Consider what happened with tobacco. It was thought to be dangerous in the ‘30s; it was proved to cause lung cancer in 1948; the surgeon general warned us in 1964; and then there was the 1988 states’ attorneys generals’ Master Settlement Agreement, which, among other things, limited the marketing of tobacco. This last was effective because it actually made it more difficult to smoke. For all the talk about industrial agriculture being a contributor to climate change, for all the talk about the dangers of ultra-processed foods, the reaction has largely been more talk and almost no action.
Counting on a couple of billion heavy meat-eaters to respond to someone’s eloquence and cut back their meat consumption by 90 percent (the recommended amount, to have real impact) is not a plan. It is, rather, a plea. In his chapter “Dispute With the Soul,” Foer blames “human nature.” Because of it, “people like me, who should care and should be motivated and should make big changes, find it almost impossible to make small sacrifices for profound future benefit.” The argument for individuals to eat better isn’t wrong, but it encourages “people like me” — wealthy people, almost all white — to become better shoppers while leaving others behind. Not everyone can make the same decisions.

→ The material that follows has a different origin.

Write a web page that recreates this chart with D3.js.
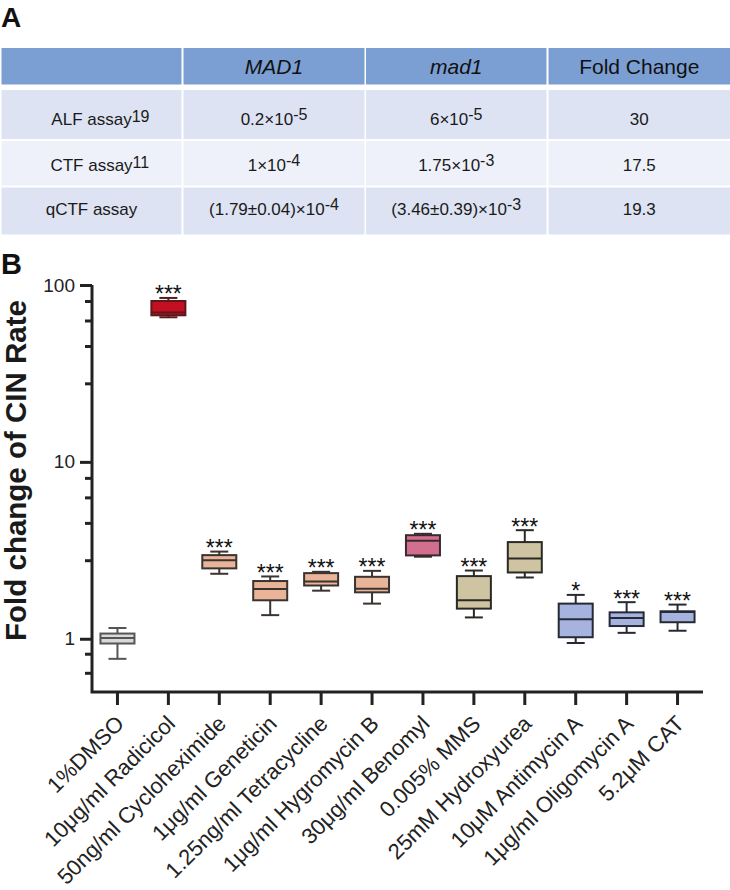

Human nature is not the reason that our diet consists of large amounts of meat and junk food; availability, access and marketing determine that. For people to eat and act differently, different tools, beneficial rather than exploitative, must be employed. This is about supply, not demand. If cheeseburgers are everywhere, and always priced lower than health-enhancing meals, and we have been trained from birth to “enjoy” them, we will continue to eat cheeseburgers. The easiest way for us to eat fewer cheeseburgers is to produce fewer cheeseburgers, or at least to price them at their true cost, one that includes their contributions to climate change, public health, environmental degradation and so on. (This would make them prohibitively expensive.)
High-tech fake meat isn’t the answer, because even though vegan ultra-processed food doesn’t kill animals it kills people and furthers climate change. And, if you’re wanting to turn around the climate crisis, you have to go beyond food: If fossil fuels are widely available and cheap, and there aren’t better options, people will continue to drive and fly. Guilt-tripping isn’t a huge change-maker.

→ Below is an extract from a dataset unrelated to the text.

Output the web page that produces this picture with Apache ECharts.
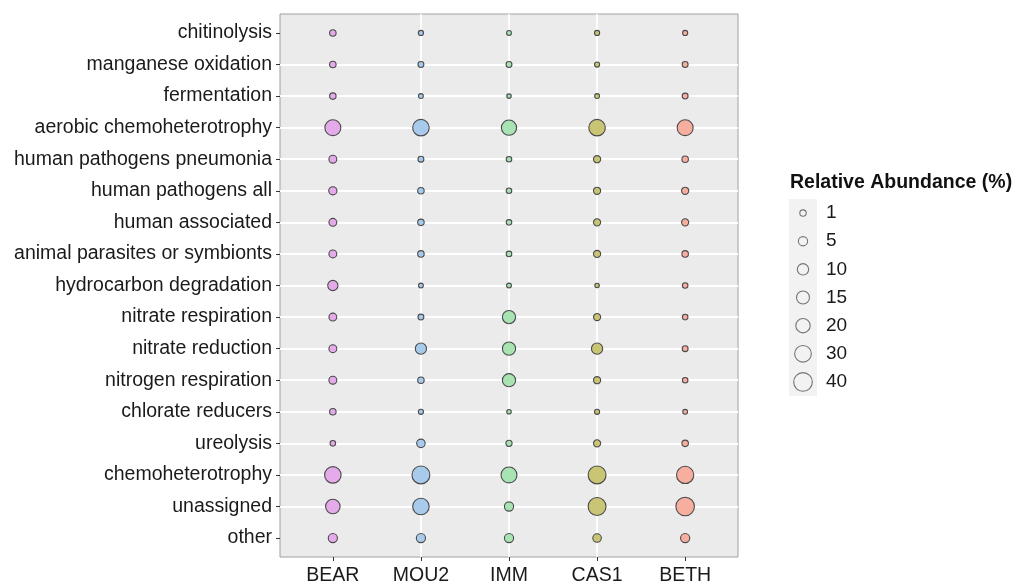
<!DOCTYPE html>
<html><head><meta charset="utf-8">
<script src="https://cdn.jsdelivr.net/npm/echarts@6/dist/echarts.min.js"></script>
<style>html,body{margin:0;padding:0;background:#fff}#c{width:1014px;height:581px}</style>
</head><body><div id="c"></div>
<script>
const sites = ['BEAR', 'MOU2', 'IMM', 'CAS1', 'BETH'];
const functions = ['chitinolysis', 'manganese oxidation', 'fermentation', 'aerobic chemoheterotrophy',
  'human pathogens pneumonia', 'human pathogens all', 'human associated', 'animal parasites or symbionts',
  'hydrocarbon degradation', 'nitrate respiration', 'nitrate reduction', 'nitrogen respiration',
  'chlorate reducers', 'ureolysis', 'chemoheterotrophy', 'unassigned', 'other'];
// relative abundance (%) per function, top-to-bottom order
const BEAR = [1.1, 1.1, 1.1, 26.4, 2.7, 3.2, 2.7, 2.7, 7.1, 2.7, 2.7, 2.7, 1.1, 0.4, 29.1, 20.5, 4.9];
const MOU2 = [0.2, 0.6, 0.1, 29.1, 0.6, 1.1, 1.1, 1.1, 0.1, 0.6, 9.6, 1.1, 0.2, 3.7, 36.0, 29.1, 4.9];
const IMM  = [0.1, 0.6, 0.03, 23.3, 0.4, 0.4, 0.4, 0.4, 0.1, 15.7, 15.7, 15.7, 0.03, 0.8, 26.4, 4.9, 4.9];
const CAS1 = [0.2, 0.2, 0.1, 29.1, 1.8, 1.8, 1.8, 1.8, 0.03, 1.8, 9.6, 1.8, 0.2, 1.8, 36.0, 36.0, 3.7];
const BETH = [0.2, 0.6, 0.6, 26.4, 1.1, 1.8, 1.8, 1.1, 0.4, 0.4, 0.6, 0.4, 0.1, 1.1, 32.5, 39.3, 4.9];
const siteValues = [BEAR, MOU2, IMM, CAS1, BETH];
const siteColors = ['#E4AAEA', '#A8CBEC', '#A8E3B4', '#C9C575', '#F8AE9F'];
const legendBreaks = [1, 5, 10, 15, 20, 30, 40];

const FONT = '"Liberation Sans", Arial, Helvetica, sans-serif';
const sizeOf = v => 4.1 + 2.3 * Math.sqrt(v);
const idx5 = sites.map((_, i) => i);
const idx17 = functions.map((_, i) => i);

const series = sites.map((s, si) => ({
  type: 'scatter', name: s, xAxisIndex: 0, yAxisIndex: 0,
  data: siteValues[si].map((v, fi) => [si, fi, v]),
  symbol: 'circle',
  symbolSize: d => sizeOf(d[2]),
  itemStyle: { color: siteColors[si], borderColor: '#4a4a4a', borderWidth: 1.1, opacity: 1 },
  silent: true
}));
series.push({
  type: 'scatter', xAxisIndex: 1, yAxisIndex: 1,
  data: legendBreaks.map((b, i) => [0, i, b]),
  symbol: 'circle',
  symbolSize: d => sizeOf(d[2]),
  itemStyle: { color: 'rgba(0,0,0,0)', borderColor: '#555', borderWidth: 1.1 },
  silent: true
});

const chart = echarts.init(document.getElementById('c'), null, { renderer: 'canvas' });
chart.setOption({
  animation: false,
  backgroundColor: '#ffffff',
  textStyle: { fontFamily: FONT },
  title: {
    text: 'Relative Abundance (%)', left: 790, top: 173, padding: 0,
    textStyle: { fontFamily: FONT, fontSize: 19.5, fontWeight: 'bold', color: '#111' }
  },
  grid: [
    { left: 280, top: 14, width: 458, height: 543, show: true, backgroundColor: '#EBEBEB',
      borderColor: '#a0a0a0', borderWidth: 1, containLabel: false, outerBoundsMode: 'none' },
    { left: 789, top: 199, width: 28, height: 197, show: true, backgroundColor: '#F2F2F2',
      borderWidth: 0, containLabel: false, outerBoundsMode: 'none' }
  ],
  xAxis: [
    { type: 'value', gridIndex: 0, min: -0.6, max: 4.6, minInterval: 1, maxInterval: 1, position: 'bottom',
      axisLine: { show: false, onZero: false },
      axisTick: { show: true, length: 4, customValues: idx5, lineStyle: { color: '#333', width: 1 } },
      axisLabel: { customValues: idx5, formatter: v => sites[Math.round(v)] || '', fontSize: 19.5,
        color: '#1a1a1a', margin: 9, fontFamily: FONT },
      splitLine: { show: true, showMinLine: false, showMaxLine: false, lineStyle: { color: '#ffffff', width: 1.8 } } },
    { type: 'value', gridIndex: 1, min: -1, max: 1, show: false, axisLine: { onZero: false } }
  ],
  yAxis: [
    { type: 'value', gridIndex: 0, min: -0.6, max: 16.6, inverse: true, minInterval: 1, maxInterval: 1, position: 'left',
      axisLine: { show: false, onZero: false },
      axisTick: { show: true, length: 4, customValues: idx17, lineStyle: { color: '#333', width: 1 } },
      axisLabel: { customValues: idx17, formatter: v => functions[Math.round(v)] || '', fontSize: 19.5,
        color: '#1a1a1a', margin: 8, fontFamily: FONT },
      splitLine: { show: true, showMinLine: false, showMaxLine: false, lineStyle: { color: '#ffffff', width: 1.8 } } },
    { type: 'category', gridIndex: 1, data: legendBreaks.map(String), inverse: true, position: 'right',
      axisLine: { show: false, onZero: false }, axisTick: { show: false }, splitLine: { show: false },
      axisLabel: { margin: 9, fontSize: 19, color: '#1a1a1a', fontFamily: FONT, align: 'left' } }
  ],
  series: series
});
</script>
</body></html>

Bill McKibben’s 2016 New Republic article, “A World at War,” in which he urged us to treat the climate crisis as we did World War II, presents the soundest argument to date: Climate change is a crisis, and we need government to lead us in attacking it. We also need government to lead in attacking the food crisis: We need new laws and stronger enforcement of existing ones that will make it difficult or impossible for industrial animal production to remain profitable; we need to make it easy to buy food produced by sustainable, even regenerative farming; and we need to make it inexpensive for people to buy or be served that kind of food, perhaps in what amounts to communal kitchens — a different way of doing “fast food.” Generally, we need to limit exploitation — to tax and even break up the agribusinesses responsible for ecocide and the increasingly global epidemic of chronic disease — and we need to enhance cooperation.
Foer writes, “Although it may be a neoliberal myth that individual decisions have ultimate power, it is a defeatist myth that individual decisions have no power at all.” That is so true: Individual decisions have power, and despair is an awful option.
But individual decisions are limited. Without effective, sane, forward-thinking leadership, the needed change won’t happen. “We Are the Weather” is a “Why?” book; what we need are more “How?” books.